Modeling the dynamics of tidally-interacting binary neutron stars up to merger

TL;DR

This paper introduces an advanced effective-one-body model for binary neutron star mergers that accurately captures tidal interactions up to the merger, aligning well with numerical relativity simulations.

Contribution

The paper presents the first semi-analytical EOB model that includes tidal amplification effects near merger without fitting parameters.

Findings

Model agrees with numerical relativity within data uncertainties

Captures tidal effects close to merger accurately

Provides the most precise analytical waveforms for neutron star binaries

Abstract

The data analysis of the gravitational wave signals emitted by coalescing neutron star binaries requires the availability of an accurate analytical representation of the dynamics and waveforms of these systems. We propose an effective-one-body (EOB) model that describes the general relativistic dynamics of neutron star binaries from the early inspiral up to merger. Our EOB model incorporates an enhanced attractive tidal potential motivated by recent analytical advances in the post-Newtonian and gravitational self-force description of relativistic tidal interactions. No fitting parameters are introduced for the description of tidal interaction in the late, strong-field dynamics.
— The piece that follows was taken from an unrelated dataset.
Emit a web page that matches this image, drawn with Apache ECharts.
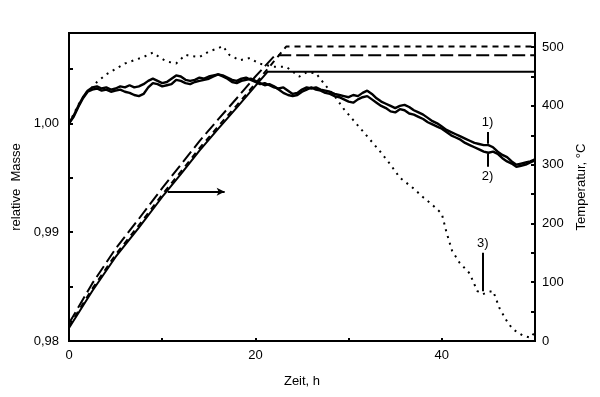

We compare the model energetics and the gravitational wave phasing with new high-resolution multi-orbit numerical relativity simulations of equal-mass configurations with different equations of state. We find agreement within the uncertainty of the numerical data for all configurations. Our model is the first semi-analytical model which captures the tidal amplification effects close to merger. It thereby provides the most accurate analytical representation of binary neutron star dynamics and waveforms currently available.